We attend Mass most Sundays, are sending our daughter to Catholic school in the fall, and I see no incompatibility at all with our faith and our quest for musical adventure. Catholicism works for us - not for everybody, of course - and we don't impose it on anyone. I'm far pushier in my zeal to turn people on to the music I love!
My wife and I are also trained reiki practitioners as well as yoga, meditation, and guided imagery enthusiasts. It all works for us. The way I look at it is, you gotta keep an open mind, because you really don't know what happens when you die until ... you die. Meanwhile, you gotta live, and live for the greater good of all.
"Folk rock for groovin families!"
Abob like you I thought I was probably the only Christian/Deadhead, it's great to see other posts on this forum.
Greg I can totally relate to your thoughts on Theology.
Actually, I am a solid Catholic, who really gets into the transcendent mysteries of the Christian faith. I find myself getting lost sometimes in the far reaches of God Almighty. Theology can be pretty deep and wild at times. I think ever since I heard the first live radio broadcast of the GD on WNEW, I fell in love with it for similar reasons. I guess I am drawn to ocean deep mystical things. The GD music in a sense opens up for me the depths of my mind, and sort of plays and interacts with my faith, playing notes common to both.

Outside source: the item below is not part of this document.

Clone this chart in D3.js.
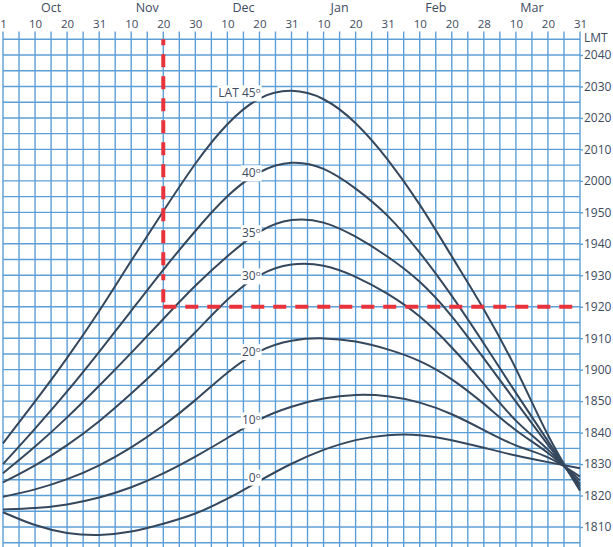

How can a Dead-head not appreciate many of Jerry's solo shows which at times expressed Jerry's love for filling up that empty spot he had for the King.
As a Christian / head, I thought I was about the only one. I grew up in a Christian household as a son of a pastor. I was never completely happy with the organizational side of things. As many heads, I went through my wild years (with no regrets), and came out of them, but the one thing that remained was the love for the music and the community. One thing I love is that God gave man the ability to create (or channel as Phil might say) such beautiful music.